EXERCISE DESCRIPTION
Set down each line of the material that follows, exactly, with no pictures.

INFORMATION SUPPLIED
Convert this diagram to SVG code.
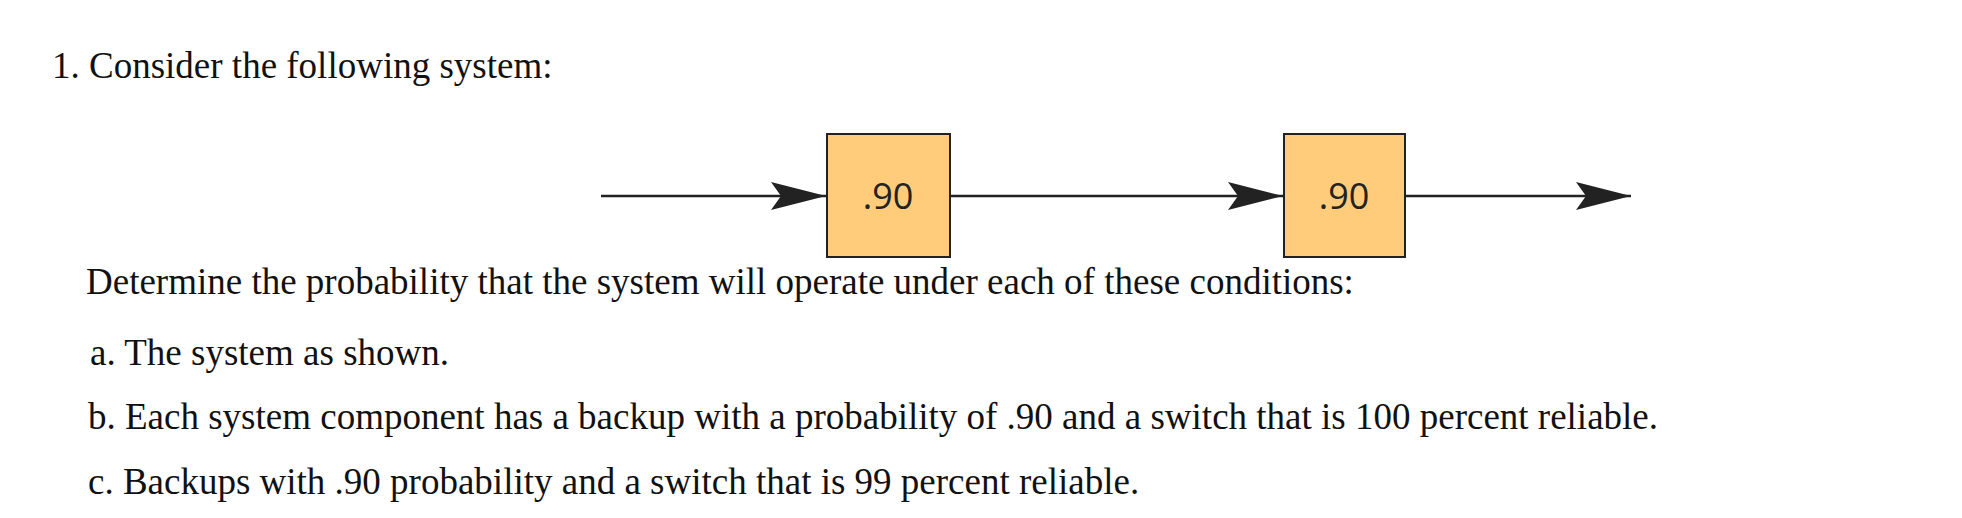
<svg xmlns="http://www.w3.org/2000/svg" width="1962" height="518" viewBox="0 0 1962 518">
<style>
.t{font-family:"Liberation Serif",serif;font-size:37px;fill:#111}
.box{fill:#FECC7A;stroke:#222;stroke-width:2}
.lbl{font-family:"Open Sans",sans-serif;font-size:36px;fill:#222;text-anchor:middle}
.ln{stroke:#222;stroke-width:2.5;fill:none}
</style>
<defs>
<marker id="ah" markerUnits="userSpaceOnUse" markerWidth="56" markerHeight="32" refX="55" refY="16" orient="auto">
<path d="M0,2 L55,16 L0,30 L10,16 Z" fill="#222"/>
</marker>
</defs>
<rect width="1962" height="518" fill="#fff"/>
<text class="t" x="52" y="78">1. Consider the following system:</text>
<g id="connectors">
<line class="ln" x1="601" y1="196" x2="826" y2="196" marker-end="url(#ah)"/>
<line class="ln" x1="951" y1="196" x2="1283" y2="196" marker-end="url(#ah)"/>
<line class="ln" x1="1406" y1="196" x2="1631" y2="196" marker-end="url(#ah)"/>
</g>
<g id="node1"><rect class="box" x="827" y="134" width="123" height="123"/><text class="lbl" x="888" y="209">.90</text></g>
<g id="node2"><rect class="box" x="1284" y="134" width="121" height="123"/><text class="lbl" x="1344" y="209">.90</text></g>
<text class="t" x="86" y="294">Determine the probability that the system will operate under each of these conditions:</text>
<text class="t" x="90" y="365">a. The system as shown.</text>
<text class="t" x="88" y="429">b. Each system component has a backup with a probability of .90 and a switch that is 100 percent reliable.</text>
<text class="t" x="88" y="494">c. Backups with .90 probability and a switch that is 99 percent reliable.</text>
</svg>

TASK SOLUTION
Convert this diagram to SVG code.
<svg xmlns="http://www.w3.org/2000/svg" width="1962" height="518" viewBox="0 0 1962 518">
<style>
.t{font-family:"Liberation Serif",serif;font-size:37px;fill:#111}
.box{fill:#FECC7A;stroke:#222;stroke-width:2}
.lbl{font-family:"Open Sans",sans-serif;font-size:36px;fill:#222;text-anchor:middle}
.ln{stroke:#222;stroke-width:2.5;fill:none}
</style>
<defs>
<marker id="ah" markerUnits="userSpaceOnUse" markerWidth="56" markerHeight="32" refX="55" refY="16" orient="auto">
<path d="M0,2 L55,16 L0,30 L10,16 Z" fill="#222"/>
</marker>
</defs>
<rect width="1962" height="518" fill="#fff"/>
<text class="t" x="52" y="78">1. Consider the following system:</text>
<g id="connectors">
<line class="ln" x1="601" y1="196" x2="826" y2="196" marker-end="url(#ah)"/>
<line class="ln" x1="951" y1="196" x2="1283" y2="196" marker-end="url(#ah)"/>
<line class="ln" x1="1406" y1="196" x2="1631" y2="196" marker-end="url(#ah)"/>
</g>
<g id="node1"><rect class="box" x="827" y="134" width="123" height="123"/><text class="lbl" x="888" y="209">.90</text></g>
<g id="node2"><rect class="box" x="1284" y="134" width="121" height="123"/><text class="lbl" x="1344" y="209">.90</text></g>
<text class="t" x="86" y="294">Determine the probability that the system will operate under each of these conditions:</text>
<text class="t" x="90" y="365">a. The system as shown.</text>
<text class="t" x="88" y="429">b. Each system component has a backup with a probability of .90 and a switch that is 100 percent reliable.</text>
<text class="t" x="88" y="494">c. Backups with .90 probability and a switch that is 99 percent reliable.</text>
</svg>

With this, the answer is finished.